We headed to the Normandy area of France, just a few hours away from where we were staying in Paris. Our first stop was super exciting to me, Bayeux. Our time there was short, but we had the opportunity to see the Bayeux tapestry, a 70 meter long, had embroidered tapestry from the late 1400s which told the story of William the Conqueror. It was fantastic to see. I had studied it in art history, so being there in person was amazing. Photography was prohibited, so I don't have any images of it sadly.
Just a few blocks away is the local cathedral, where the tapestry was originally housed. Another stunning architectural wonder! In fact, each little town we drove through had it's own beautiful cathedral. Some were not quite as large as others, but they were all lovely and carried with them a sense of history. Here in the US, we pass by "old" churches, but in France these churches had stood for centuries. They had seen wars, changes in government (big changes at that), and have withstood the test of time. It really is fascinating and wonderful.
Next we headed to the D-Day beaches, Omaha Beach in particular. It is amazing to think that while children today laugh and play in the sand, what a crucial battlefield it was in WWII. The sacrifice and bravery shown on that beach is just breathtaking. Being the wife of a soldier, it's impact on me was great. So many soldiers offered the ultimate sacrifice on that beach, and the numerous other D-Day locations. It was overwhelming to try and take that all in.
Our last stop that day was at Pointe Du Hoc, the cliffs that US Rangers scaled to remove enemy weapons. Along the top of the cliffs were large craters caused by air bombings and many of the gunnery positions still stood, many of their cement structures ravaged by the attacks. The cliff edges were still lined with barbed wire, rusted with time.
Along our drive, we saw many very old chateaus that were likely caught in the chaos of that battle. I cannot imagine what life was like for civilians along the coast. It was amazing to travel these roads and walk on the beaches, such a moving experience.
Our weather good luck ran out on day 6, leaving us with chilly, drizzly, foggy skies. Even so, Mont Saint Michel was beautiful. This abbey built upon a large area of rock becomes an island when the tide comes in over the flats that surround it. Through the centuries it has served as a church, a fortress, a stronghold, and more. It was never taken during any of the many wars that were fought there.

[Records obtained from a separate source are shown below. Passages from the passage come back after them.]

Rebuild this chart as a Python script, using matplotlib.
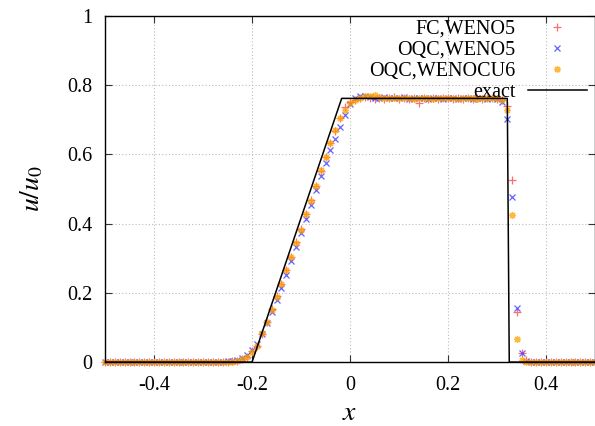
import matplotlib
matplotlib.use('Agg')
import matplotlib.pyplot as plt
import matplotlib.ticker as ticker
import numpy as np

plt.rcParams['font.family'] = ['Liberation Serif', 'DejaVu Serif']
plt.rcParams['mathtext.fontset'] = 'stix'
plt.rcParams['axes.unicode_minus'] = False

# ── Data ─────────────────────────────────────────────────────────────────────
x_grid = np.round(np.arange(-0.5, 0.5001, 0.01), 2)

fc_weno5 = [
    0, 0, 0, 0, 0, 0, 0, 0, 0, 0,
    0, 0, 0, 0, 0, 0, 0, 0, 0, 0,
    0, 0, 0, 0, 0, 0, 0.002, 0.004, 0.008, 0.015,
    0.032, 0.047, 0.082, 0.117, 0.152, 0.190, 0.226, 0.266, 0.305, 0.346,
    0.385, 0.428, 0.468, 0.510, 0.552, 0.592, 0.632, 0.668, 0.705, 0.738,
    0.752, 0.758, 0.762, 0.765, 0.763, 0.761, 0.764, 0.760, 0.762, 0.765,
    0.761, 0.763, 0.760, 0.764, 0.748, 0.762, 0.761, 0.763, 0.760, 0.762,
    0.763, 0.761, 0.762, 0.760, 0.763, 0.761, 0.762, 0.761, 0.763, 0.762,
    0.761, 0.758, 0.740, 0.526, 0.144, 0.025, 0.005, 0, 0, 0,
    0, 0, 0, 0, 0, 0, 0, 0, 0, 0, 0,
]

oqc_weno5 = [
    0, 0, 0, 0, 0, 0, 0, 0, 0, 0,
    0, 0, 0, 0, 0, 0, 0, 0, 0, 0,
    0, 0, 0, 0, 0, 0.002, 0.004, 0.007, 0.012, 0.020,
    0.036, 0.052, 0.080, 0.112, 0.145, 0.179, 0.214, 0.252, 0.292, 0.333,
    0.373, 0.414, 0.455, 0.497, 0.538, 0.574, 0.612, 0.646, 0.680, 0.714,
    0.745, 0.764, 0.768, 0.768, 0.766, 0.764, 0.763, 0.765, 0.762, 0.764,
    0.762, 0.765, 0.761, 0.763, 0.762, 0.764, 0.761, 0.763, 0.762, 0.761,
    0.763, 0.762, 0.761, 0.763, 0.762, 0.761, 0.762, 0.763, 0.761, 0.762,
    0.760, 0.752, 0.702, 0.476, 0.157, 0.025, 0.004, 0.001, 0, 0,
    0, 0, 0, 0, 0, 0, 0, 0, 0, 0, 0,
]

oqc_wenocu6 = [
    0, 0, 0, 0, 0, 0, 0, 0, 0, 0,
    0, 0, 0, 0, 0, 0, 0, 0, 0, 0,
    0, 0, 0, 0, 0, 0, 0.001, 0.003, 0.008, 0.014,
    0.030, 0.046, 0.083, 0.116, 0.150, 0.189, 0.225, 0.265, 0.304, 0.345,
    0.383, 0.427, 0.466, 0.509, 0.555, 0.593, 0.632, 0.672, 0.704, 0.728,
    0.748, 0.758, 0.762, 0.770, 0.768, 0.771, 0.766, 0.764, 0.762, 0.763,
    0.764, 0.762, 0.763, 0.761, 0.762, 0.763, 0.762, 0.761, 0.763, 0.762,
    0.762, 0.763, 0.761, 0.762, 0.763, 0.762, 0.761, 0.762, 0.763, 0.762,
    0.762, 0.758, 0.728, 0.425, 0.068, 0.005, 0, 0, 0, 0,
    0, 0, 0, 0, 0, 0, 0, 0, 0, 0, 0,
]

x_exact = [-0.5, -0.2, -0.017, 0.321, 0.325, 0.5]
u_exact = [0, 0, 0.762, 0.762, 0, 0]

# ── Figure ───────────────────────────────────────────────────────────────────
fig = plt.figure(figsize=(5.95, 4.26), dpi=100)
ax = fig.add_axes([0.1765, 0.150, 0.8235, 0.8124])

ax.plot(x_grid, fc_weno5, linestyle='none', marker='+', color='#ff4a4a', alpha=0.8,
        markersize=6, markeredgewidth=0.9, label='FC,WENO5', clip_on=False)
ax.plot(x_grid, oqc_weno5, linestyle='none', marker='x', color='#3c3cff', alpha=0.8,
        markersize=5, markeredgewidth=0.9, label='OQC,WENO5', clip_on=False)
ax.plot(x_grid, oqc_wenocu6, linestyle='none', marker=(8, 2, 0), color='#ffa000', alpha=0.75,
        markersize=5, markeredgewidth=0.9, label='OQC,WENOCU6', clip_on=False)
ax.plot(x_exact, u_exact, color='black', linewidth=1.1, label='exact')

ax.set_xlim(-0.5, 0.5)
ax.set_ylim(0, 1)
ax.xaxis.set_major_locator(ticker.MultipleLocator(0.2))
ax.yaxis.set_major_locator(ticker.MultipleLocator(0.2))
ax.xaxis.set_major_formatter(ticker.FuncFormatter(lambda v, _: f'{v:g}' if abs(v) > 1e-9 else '0'))
ax.yaxis.set_major_formatter(ticker.FuncFormatter(lambda v, _: f'{v:g}'))
ax.tick_params(direction='in', length=5, width=0.8, top=True, right=True,
               labelsize=14.5, color='#333333')
ax.tick_params(axis='x', pad=10)
ax.tick_params(axis='y', pad=9)
ax.grid(True, color='#bbbbbb', linestyle=(0, (1, 2)), linewidth=0.8)
for s in ax.spines.values():
    s.set_linewidth(1.0)

ax.set_xlabel(r'$x$', fontsize=20, labelpad=4)
ax.set_ylabel(r'$u/u_0$', fontsize=20, labelpad=16)

leg = ax.legend(loc='upper right', bbox_to_anchor=(0.983, 0.99), frameon=False,
                markerfirst=False, numpoints=1, fontsize=14.5, handlelength=2.9,
                handletextpad=0.65, labelspacing=0.1, borderaxespad=0,
                borderpad=0)

fig.savefig('out.png', dpi=100)
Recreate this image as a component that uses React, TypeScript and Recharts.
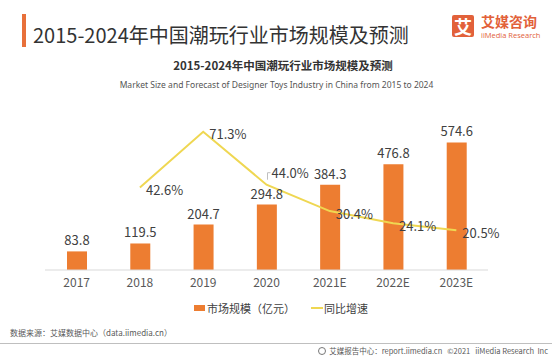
import React from 'react'
import { ComposedChart, Bar, Line, XAxis, YAxis, LabelList, Legend } from 'recharts'

const years = ['2017', '2018', '2019', '2020', '2021E', '2022E', '2023E']
const marketSize = [83.8, 119.5, 204.7, 294.8, 384.3, 476.8, 574.6]
const growth = [null, 42.6, 71.3, 44.0, 30.4, 24.1, 20.5]

const ORANGE = '#ED7D31'
const YELLOW = '#EFD752'
const FONT = "'Noto Sans CJK SC', 'Noto Sans', sans-serif"

const data = years.map((y, i) => ({ year: y, size: marketSize[i], rate: growth[i] }))

const GrowthLabel = (props: any) => {
  const { x, y, value, index } = props
  if (value == null) return null
  const up = index === 3
  const text = `${Number(value).toFixed(1)}%`
  if (up) {
    // 2020 label sits above the point with a small leader line
    return (
      <g>
        <path d={`M${x + 1},${y - 5} V${y - 12} H${x + 4}`} stroke="#BFBFBF" strokeWidth={1} fill="none" />
        <text x={x + 5} y={y - 12} dominantBaseline="central" fontSize={13} fill="#404040" fontFamily={FONT}>
          {text}
        </text>
      </g>
    )
  }
  return (
    <text x={x + 6} y={y + 2} dominantBaseline="central" fontSize={13} fill="#404040" fontFamily={FONT}>
      {text}
    </text>
  )
}

const LegendContent = () => (
  <div style={{ display: 'flex', alignItems: 'center', fontSize: 11, color: '#404040', fontFamily: FONT }}>
    <span style={{ width: 11, height: 6, background: ORANGE, display: 'inline-block', marginRight: 2 }} />
    <span>市场规模（亿元）</span>
    <span style={{ width: 12, height: 2, background: YELLOW, display: 'inline-block', marginLeft: 16, marginRight: 1 }} />
    <span>同比增速</span>
  </div>
)

export default function App() {
  return (
    <div style={{ position: 'absolute', left: 0, top: 0, width: 552, height: 357, background: '#fff', fontFamily: FONT, overflow: 'hidden' }}>
      <div style={{ position: 'absolute', left: 22, top: 14, width: 4, height: 33, background: '#E8703A' }} />
      <div style={{ position: 'absolute', left: 33, top: 21, fontSize: 20, lineHeight: '28px', color: '#333' }}>
        2015-2024年中国潮玩行业市场规模及预测
      </div>
      <div style={{ position: 'absolute', left: 452, top: 15, width: 22, height: 22, background: '#E2613A', color: '#fff', fontSize: 18, fontWeight: 700, lineHeight: '22px', textAlign: 'center', borderRadius: 2 }}>
        艾
      </div>
      <div style={{ position: 'absolute', left: 481, top: 12, fontSize: 14, lineHeight: '18px', color: '#E2613A', fontWeight: 700 }}>艾媒咨询</div>
      <div style={{ position: 'absolute', left: 481, top: 31, fontSize: 7.5, lineHeight: '9px', color: '#E2613A', fontFamily: "'Open Sans', sans-serif" }}>
        iiMedia Research
      </div>
      <div style={{ position: 'absolute', left: 0, width: 566, top: 57, textAlign: 'center', fontSize: 11.5, fontWeight: 700, color: '#333', lineHeight: '16px' }}>
        2015-2024年中国潮玩行业市场规模及预测
      </div>
      <div style={{ position: 'absolute', left: 0, width: 553, top: 79, textAlign: 'center', fontSize: 8.5, color: '#555', lineHeight: '12px', fontFamily: "'Noto Sans', sans-serif" }}>
        Market Size and Forecast of Designer Toys Industry in China from 2015 to 2024
      </div>

      <div style={{ position: 'absolute', left: 0, top: 0 }}>
        <ComposedChart width={552} height={357} data={data} margin={{ top: 80, right: 64, bottom: 57, left: 45 }}>
          <XAxis
            dataKey="year"
            axisLine={{ stroke: '#D9D9D9' }}
            tickLine={false}
            tick={{ fill: '#595959', fontSize: 12, fontFamily: FONT }}
            height={30}
          />
          <YAxis yAxisId="left" hide domain={[0, 856]} />
          <YAxis yAxisId="right" hide orientation="right" domain={[0, 98]} />
          <Legend
            verticalAlign="middle"
            align="center"
            content={<LegendContent />}
            wrapperStyle={{ top: 300, left: 194, width: 'auto' }}
          />
          <Bar yAxisId="left" dataKey="size" name="市场规模（亿元）" fill={ORANGE} barSize={20} isAnimationActive={false}>
            <LabelList
              dataKey="size"
              position="top"
              offset={6}
              fill="#404040"
              fontSize={13}
              fontFamily={FONT}
              formatter={(v: any) => Number(v).toFixed(1)}
            />
          </Bar>
          <Line
            yAxisId="right"
            dataKey="rate"
            name="同比增速"
            type="linear"
            stroke={YELLOW}
            strokeWidth={2}
            dot={false}
            activeDot={false}
            isAnimationActive={false}
          >
            <LabelList dataKey="rate" content={<GrowthLabel />} />
          </Line>
        </ComposedChart>
      </div>

      <div style={{ position: 'absolute', left: 10, top: 327, fontSize: 8, color: '#595959', lineHeight: '12px' }}>
        数据来源：艾媒数据中心（data.iimedia.cn）
      </div>
      <div style={{ position: 'absolute', left: 0, top: 343, width: 552, height: 1, background: '#BFBFBF' }} />
      <div style={{ position: 'absolute', right: 4, top: 345, fontSize: 7.5, color: '#595959', lineHeight: '11px', display: 'flex', alignItems: 'center' }}>
        <span style={{ width: 6, height: 6, borderRadius: '50%', border: '1px solid #777', display: 'inline-block', marginRight: 3 }} />
        艾媒报告中心：report.iimedia.cn&nbsp;&nbsp;&nbsp;©2021&nbsp;&nbsp;&nbsp;iiMedia Research&nbsp;&nbsp;Inc
      </div>
    </div>
  )
}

It began as a small chapel upon the top of the rock, build after the archangel Michael came to an Irish hermit in his dream telling him to build a church in honor of Michael. As time went on, it became a place to which the religious pilgrimaged. As it grew in popularity, it was added onto. It was amazing to see the transitioned from traditional arches to Gothic arches, where flying buttresses were introduced, and so many more architectural advances throughout the centuries.
At the top, there is a courtyard where the section of building that had been there had burned many years before. The exposed stones on the ground each clearly showed the stonemasons' marks. This was how they received their pay. They were paid for each stone they laid, so their mark was essential as evidence of their work.
Within the abbey and chapel, there are many places where the bedrock comes through the floor or wall, as they built around the living rock. It is beautiful!
Surrounding the abbey, a village grew. Today it houses the many people who work at Mont Saint Michel, as well as a large variety of shops and restaurants. We greatly enjoyed our meal there. I had a Normandy salad, a warm piece of camembert cheese wrapped in a thin flaky crust with a spring greens salad and mustard vinaigrette. As a main course, I had lamb which was delicious. Dessert was apple sorbet topped with a delicious apple liqueur made locally. It was fantastic, but very strong. Apple was a very common ingredient for desserts in France, at least in the areas we were visiting. It was all so delicious! In fact, the food overall was just fantastic. I was a very happy foodie the whole time we were there!
I loved all the little details around Mont Saint Michel. The little yellow flowers growing from the sides of the stone walls, a brilliant touch of life on erupting from cold, solid, gray mass. Also, the wooden pegs in the doors were intriguing. The craftsmanship throughout everything there was so fun to see.
The rain on the blossoms was beautiful. I love spring for the breath of color and life it breaths back into the gray world. Lovely!
As we were leaving, the fog lifted enough to finally see the top of Mont Saint Michel. Such an awe-inspiring place to visit. I am so thankful we have the opportunity to go there.